Instruction: Copy out the listing that follows, exact in every word, and skip the images.

Recorded data:
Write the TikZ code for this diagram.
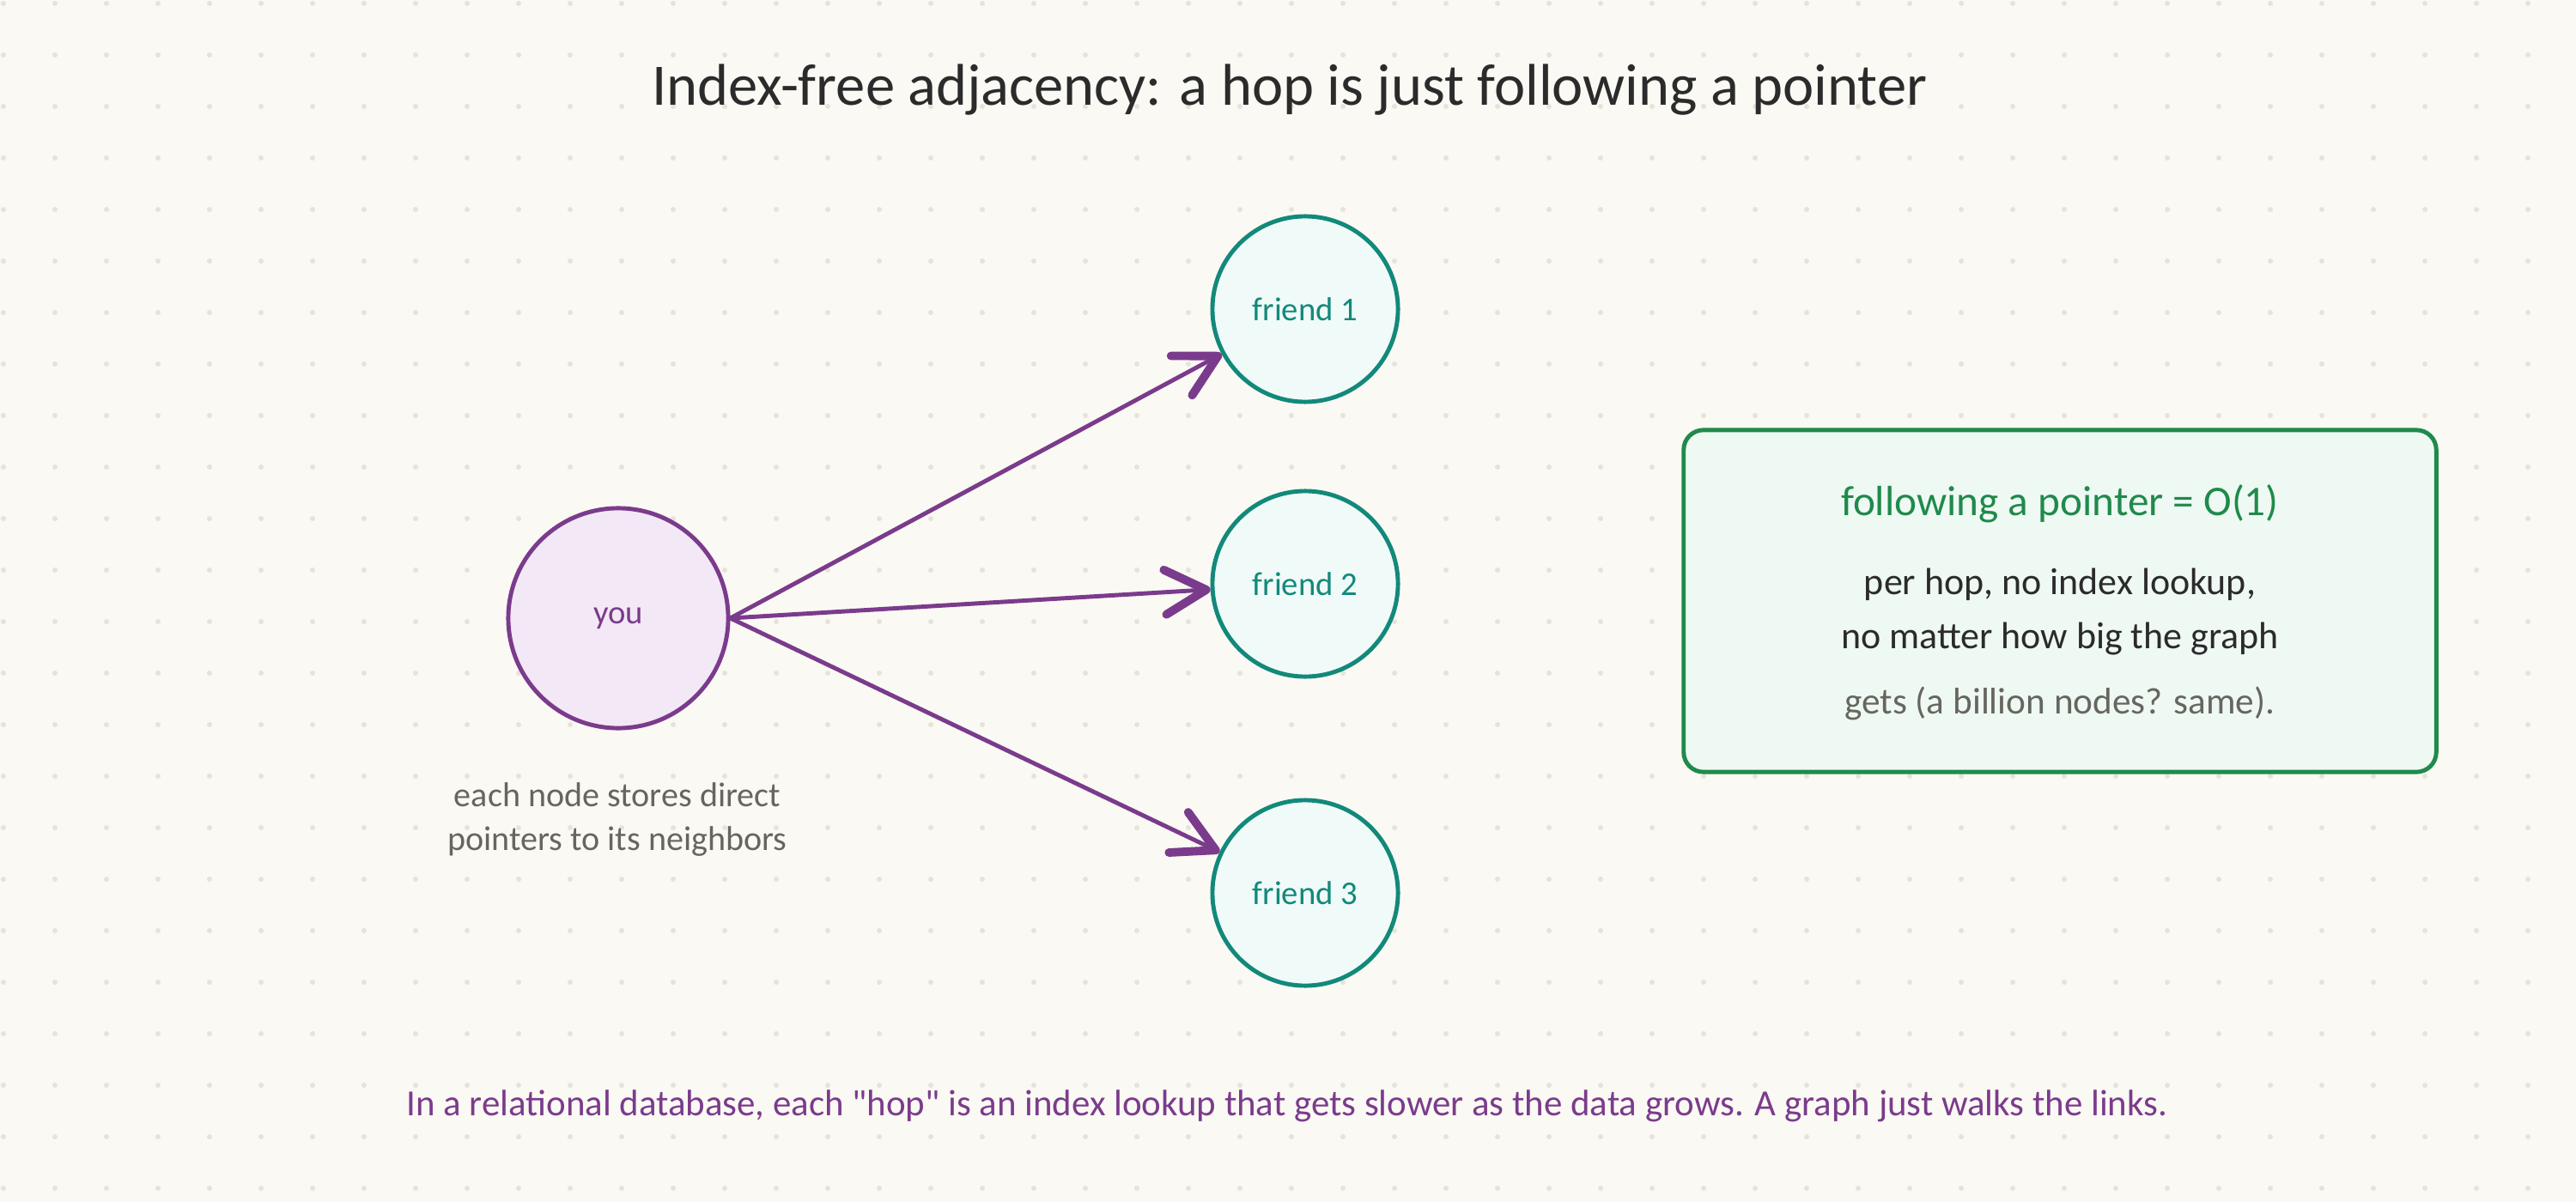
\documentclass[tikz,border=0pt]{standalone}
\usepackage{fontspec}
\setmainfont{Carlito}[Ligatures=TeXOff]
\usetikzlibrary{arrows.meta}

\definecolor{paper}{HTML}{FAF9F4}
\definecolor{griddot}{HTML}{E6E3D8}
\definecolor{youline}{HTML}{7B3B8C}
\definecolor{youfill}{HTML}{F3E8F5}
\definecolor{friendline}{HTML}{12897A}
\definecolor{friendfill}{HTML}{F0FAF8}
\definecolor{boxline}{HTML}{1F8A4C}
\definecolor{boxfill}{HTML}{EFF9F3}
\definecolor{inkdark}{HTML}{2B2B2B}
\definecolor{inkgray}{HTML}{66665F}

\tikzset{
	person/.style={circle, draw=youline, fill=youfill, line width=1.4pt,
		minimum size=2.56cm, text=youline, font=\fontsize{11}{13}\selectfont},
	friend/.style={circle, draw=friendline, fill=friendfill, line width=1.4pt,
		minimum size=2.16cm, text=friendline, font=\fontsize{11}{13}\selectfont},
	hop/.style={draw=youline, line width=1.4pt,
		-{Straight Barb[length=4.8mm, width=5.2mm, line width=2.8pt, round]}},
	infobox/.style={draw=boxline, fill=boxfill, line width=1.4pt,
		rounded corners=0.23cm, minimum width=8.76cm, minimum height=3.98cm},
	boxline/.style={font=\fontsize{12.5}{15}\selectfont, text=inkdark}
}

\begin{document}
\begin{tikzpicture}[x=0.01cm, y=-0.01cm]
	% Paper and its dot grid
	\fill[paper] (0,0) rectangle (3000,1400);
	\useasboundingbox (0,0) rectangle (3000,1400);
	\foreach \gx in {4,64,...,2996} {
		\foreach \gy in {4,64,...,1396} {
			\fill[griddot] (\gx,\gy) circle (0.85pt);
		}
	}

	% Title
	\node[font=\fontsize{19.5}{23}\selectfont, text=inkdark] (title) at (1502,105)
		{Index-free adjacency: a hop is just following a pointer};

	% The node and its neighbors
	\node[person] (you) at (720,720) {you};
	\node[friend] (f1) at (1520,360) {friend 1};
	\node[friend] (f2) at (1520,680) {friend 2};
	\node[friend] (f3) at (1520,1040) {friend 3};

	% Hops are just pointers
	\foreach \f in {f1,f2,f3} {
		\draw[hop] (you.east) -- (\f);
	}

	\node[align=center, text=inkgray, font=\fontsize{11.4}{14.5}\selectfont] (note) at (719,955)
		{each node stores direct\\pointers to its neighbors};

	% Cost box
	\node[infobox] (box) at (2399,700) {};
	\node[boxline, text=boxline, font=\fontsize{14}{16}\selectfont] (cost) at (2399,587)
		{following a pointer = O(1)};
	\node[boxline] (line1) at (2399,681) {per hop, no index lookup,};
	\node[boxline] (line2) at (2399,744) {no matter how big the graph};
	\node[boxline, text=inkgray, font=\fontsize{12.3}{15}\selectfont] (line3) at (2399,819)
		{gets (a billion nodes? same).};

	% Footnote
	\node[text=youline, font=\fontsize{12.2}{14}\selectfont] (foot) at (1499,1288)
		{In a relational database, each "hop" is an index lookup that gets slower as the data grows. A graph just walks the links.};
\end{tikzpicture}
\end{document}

Written answer:
Write the TikZ code for this diagram.
\documentclass[tikz,border=0pt]{standalone}
\usepackage{fontspec}
\setmainfont{Carlito}[Ligatures=TeXOff]
\usetikzlibrary{arrows.meta}

\definecolor{paper}{HTML}{FAF9F4}
\definecolor{griddot}{HTML}{E6E3D8}
\definecolor{youline}{HTML}{7B3B8C}
\definecolor{youfill}{HTML}{F3E8F5}
\definecolor{friendline}{HTML}{12897A}
\definecolor{friendfill}{HTML}{F0FAF8}
\definecolor{boxline}{HTML}{1F8A4C}
\definecolor{boxfill}{HTML}{EFF9F3}
\definecolor{inkdark}{HTML}{2B2B2B}
\definecolor{inkgray}{HTML}{66665F}

\tikzset{
	person/.style={circle, draw=youline, fill=youfill, line width=1.4pt,
		minimum size=2.56cm, text=youline, font=\fontsize{11}{13}\selectfont},
	friend/.style={circle, draw=friendline, fill=friendfill, line width=1.4pt,
		minimum size=2.16cm, text=friendline, font=\fontsize{11}{13}\selectfont},
	hop/.style={draw=youline, line width=1.4pt,
		-{Straight Barb[length=4.8mm, width=5.2mm, line width=2.8pt, round]}},
	infobox/.style={draw=boxline, fill=boxfill, line width=1.4pt,
		rounded corners=0.23cm, minimum width=8.76cm, minimum height=3.98cm},
	boxline/.style={font=\fontsize{12.5}{15}\selectfont, text=inkdark}
}

\begin{document}
\begin{tikzpicture}[x=0.01cm, y=-0.01cm]
	% Paper and its dot grid
	\fill[paper] (0,0) rectangle (3000,1400);
	\useasboundingbox (0,0) rectangle (3000,1400);
	\foreach \gx in {4,64,...,2996} {
		\foreach \gy in {4,64,...,1396} {
			\fill[griddot] (\gx,\gy) circle (0.85pt);
		}
	}

	% Title
	\node[font=\fontsize{19.5}{23}\selectfont, text=inkdark] (title) at (1502,105)
		{Index-free adjacency: a hop is just following a pointer};

	% The node and its neighbors
	\node[person] (you) at (720,720) {you};
	\node[friend] (f1) at (1520,360) {friend 1};
	\node[friend] (f2) at (1520,680) {friend 2};
	\node[friend] (f3) at (1520,1040) {friend 3};

	% Hops are just pointers
	\foreach \f in {f1,f2,f3} {
		\draw[hop] (you.east) -- (\f);
	}

	\node[align=center, text=inkgray, font=\fontsize{11.4}{14.5}\selectfont] (note) at (719,955)
		{each node stores direct\\pointers to its neighbors};

	% Cost box
	\node[infobox] (box) at (2399,700) {};
	\node[boxline, text=boxline, font=\fontsize{14}{16}\selectfont] (cost) at (2399,587)
		{following a pointer = O(1)};
	\node[boxline] (line1) at (2399,681) {per hop, no index lookup,};
	\node[boxline] (line2) at (2399,744) {no matter how big the graph};
	\node[boxline, text=inkgray, font=\fontsize{12.3}{15}\selectfont] (line3) at (2399,819)
		{gets (a billion nodes? same).};

	% Footnote
	\node[text=youline, font=\fontsize{12.2}{14}\selectfont] (foot) at (1499,1288)
		{In a relational database, each "hop" is an index lookup that gets slower as the data grows. A graph just walks the links.};
\end{tikzpicture}
\end{document}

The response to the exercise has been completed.